| Instruction |
Take every line from the first down to the line with "lines_per_employee = [163, 201, 240, 264, 316]" and set it down exactly, without the pictures.

=== Data section ===

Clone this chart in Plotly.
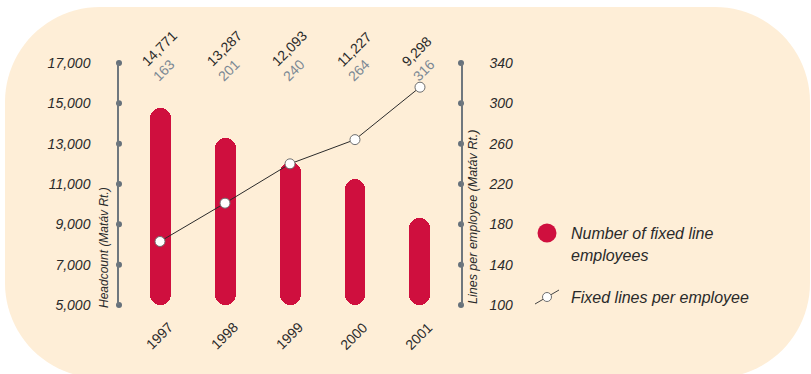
import math
import plotly.graph_objects as go

# ---- data -----------------------------------------------------------------
years = ["1997", "1998", "1999", "2000", "2001"]
headcount = [14771, 13287, 12093, 11227, 9298]          # number of fixed line employees
lines_per_employee = [163, 201, 240, 264, 316]          # fixed lines per employee

headcount_ticks = [5000, 7000, 9000, 11000, 13000, 15000, 17000]
lines_ticks = [100, 140, 180, 220, 260, 300, 340]

# ---- styling ----------------------------------------------------------------
W, H = 811, 374
PL, PR, PT, PB = 119, 461, 63, 305          # plot area in pixels
RED = "#CF0F3E"
PANEL = "#FEEED7"
AXIS = "#6F777E"
DOT = "#66717B"
TEXT = "#2A2A2A"
GREY_LABEL = "#7B8894"
FONT = "Liberation Sans, Arial, Helvetica, sans-serif"

X_RANGE = [-0.631, 4.631]
BAR_W = 0.323


def px_x(px):
    return (px - PL) / (PR - PL)


def px_y(py):
    return (PB - py) / (PB - PT)


idx = list(range(len(years)))
hc_min, hc_max = headcount_ticks[0], headcount_ticks[-1]
lp_min, lp_max = lines_ticks[0], lines_ticks[-1]

fig = go.Figure()

# capsule bars built from three overlaid pieces:
#   upper half rounded at the top, lower half rounded at the bottom,
#   and a square middle piece that hides the joint
mid = [(hc_min + v) / 2 for v in headcount]
bar_common = dict(x=idx, width=BAR_W, hoverinfo="skip", showlegend=False)
fig.add_trace(go.Bar(
    y=[v - m for v, m in zip(headcount, mid)], base=mid,
    marker=dict(color=RED, cornerradius=10, line=dict(width=0)), **bar_common,
))
fig.add_trace(go.Bar(
    y=[hc_min - m for m in mid], base=mid,
    marker=dict(color=RED, cornerradius=10, line=dict(width=0)), **bar_common,
))
core_base = [hc_min + (v - hc_min) * 0.3 for v in headcount]
fig.add_trace(go.Bar(
    y=[(v - hc_min) * 0.4 for v in headcount], base=core_base,
    marker=dict(color=RED, cornerradius=0, line=dict(width=0)), **bar_common,
))

# dots on the two vertical axes
fig.add_trace(go.Scatter(
    x=[X_RANGE[0]] * len(headcount_ticks), y=headcount_ticks, mode="markers",
    marker=dict(size=6, color=DOT), cliponaxis=False, hoverinfo="skip", showlegend=False,
))
fig.add_trace(go.Scatter(
    x=[X_RANGE[1]] * len(lines_ticks), y=lines_ticks, yaxis="y2", mode="markers",
    marker=dict(size=6, color=DOT), cliponaxis=False, hoverinfo="skip", showlegend=False,
))

# lines per employee
fig.add_trace(go.Scatter(
    x=idx, y=lines_per_employee, yaxis="y2", mode="lines+markers",
    line=dict(color="#2B2B2B", width=1),
    marker=dict(size=10, color="white", line=dict(color="#6E6E6E", width=1)),
    cliponaxis=False, hoverinfo="skip", showlegend=False,
))


# ---- background panel with rounded corners ---------------------------------
def rounded_panel(x0, y0, x1, y1, r, n=24):
    pts = []
    corners = [
        (x1 - r, y0 + r, -90, 0),     # top right
        (x1 - r, y1 - r, 0, 90),      # bottom right
        (x0 + r, y1 - r, 90, 180),    # bottom left
        (x0 + r, y0 + r, 180, 270),   # top left
    ]
    for cx, cy, a0, a1 in corners:
        for k in range(n + 1):
            a = math.radians(a0 + (a1 - a0) * k / n)
            pts.append((cx + r * math.cos(a), cy + r * math.sin(a)))
    return "M " + " L ".join(f"{px_x(px):.5f},{px_y(py):.5f}" for px, py in pts) + " Z"


shapes = [dict(
    type="path", xref="paper", yref="paper", path=rounded_panel(5, 7, 810, 378, 95),
    fillcolor=PANEL, line=dict(width=0), layer="below",
)]


def pixel_circle(cx, cy, r, fill, line_color=None, line_width=0):
    return dict(
        type="circle", xref="paper", yref="paper", xsizemode="pixel", ysizemode="pixel",
        xanchor=px_x(cx), yanchor=px_y(cy), x0=-r, x1=r, y0=-r, y1=r,
        fillcolor=fill, line=dict(color=line_color or fill, width=line_width), layer="above",
    )


# legend symbols
shapes.append(pixel_circle(547, 233, 9.5, RED))
shapes.append(dict(
    type="line", xref="paper", yref="paper", xsizemode="pixel", ysizemode="pixel",
    xanchor=px_x(547), yanchor=px_y(297), x0=-12, x1=12, y0=-7, y1=7,
    line=dict(color="#444444", width=1), layer="above",
))
shapes.append(pixel_circle(547, 297, 4.5, "white", "#6E6E6E", 1))

# ---- text -------------------------------------------------------------------
annotations = []
for i, (hc, lp) in enumerate(zip(headcount, lines_per_employee)):
    annotations.append(dict(
        x=i, y=px_y(72), xref="x", yref="paper", xshift=-24, xanchor="left", yanchor="bottom",
        text=f"{hc:,}", textangle=-45, showarrow=False,
        font=dict(family=FONT, size=14, color=TEXT),
    ))
    annotations.append(dict(
        x=i, y=px_y(87), xref="x", yref="paper", xshift=-13, xanchor="left", yanchor="bottom",
        text=f"{lp}", textangle=-45, showarrow=False,
        font=dict(family=FONT, size=14, color=GREY_LABEL),
    ))

for i, yr in enumerate(years):
    annotations.append(dict(
        x=i, y=px_y(336), xref="x", yref="paper", xshift=-1, xanchor="center", yanchor="middle",
        text=yr, textangle=-45, showarrow=False,
        font=dict(family=FONT, size=14, color=TEXT),
    ))

annotations.append(dict(
    x=px_x(104), y=px_y(248), xref="paper", yref="paper", xanchor="center", yanchor="middle",
    text="Headcount (Matáv Rt.)", textangle=-90, showarrow=False,
    font=dict(family=FONT, size=12, color=TEXT, style="italic"),
))
annotations.append(dict(
    x=px_x(473), y=px_y(217), xref="paper", yref="paper", xanchor="center", yanchor="middle",
    text="Lines per employee (Matáv Rt.)", textangle=-90, showarrow=False,
    font=dict(family=FONT, size=12.5, color=TEXT, style="italic"),
))

legend_font = dict(family=FONT, size=16, color=TEXT, style="italic")
annotations.append(dict(
    x=px_x(569), y=px_y(233), xref="paper", yref="paper", xanchor="left", yanchor="middle",
    text="Number of fixed line", showarrow=False, font=legend_font,
))
annotations.append(dict(
    x=px_x(569), y=px_y(255), xref="paper", yref="paper", xanchor="left", yanchor="middle",
    text="employees", showarrow=False, font=legend_font,
))
annotations.append(dict(
    x=px_x(569), y=px_y(297), xref="paper", yref="paper", xanchor="left", yanchor="middle",
    text="Fixed lines per employee", showarrow=False, font=legend_font,
))

tick_font = dict(family=FONT, size=14, color=TEXT, style="italic")

fig.update_layout(
    width=W, height=H,
    margin=dict(l=PL, r=W - PR, t=PT, b=H - PB, pad=0),
    paper_bgcolor="white", plot_bgcolor="rgba(0,0,0,0)",
    barmode="overlay", bargap=0, showlegend=False,
    xaxis=dict(range=X_RANGE, showgrid=False, zeroline=False, showticklabels=False,
               showline=False, ticks="", fixedrange=True),
    yaxis=dict(range=[hc_min, hc_max], tickvals=headcount_ticks,
               ticktext=[f"{v:,}" for v in headcount_ticks],
               showgrid=False, zeroline=False, showline=True, linecolor=AXIS, linewidth=1.5,
               ticks="", ticklabelstandoff=24, tickfont=tick_font, fixedrange=True),
    yaxis2=dict(range=[lp_min, lp_max], tickvals=lines_ticks,
                ticktext=[str(v) for v in lines_ticks], overlaying="y", side="right",
                showgrid=False, zeroline=False, showline=True, linecolor=AXIS, linewidth=1.5,
                ticks="", ticklabelstandoff=24, tickfont=tick_font, fixedrange=True),
    shapes=shapes,
    annotations=annotations,
)

fig.write_html("out.html")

===

| Answer |
Clone this chart in Plotly.
import math
import plotly.graph_objects as go

# ---- data -----------------------------------------------------------------
years = ["1997", "1998", "1999", "2000", "2001"]
headcount = [14771, 13287, 12093, 11227, 9298]          # number of fixed line employees
lines_per_employee = [163, 201, 240, 264, 316]          # fixed lines per employee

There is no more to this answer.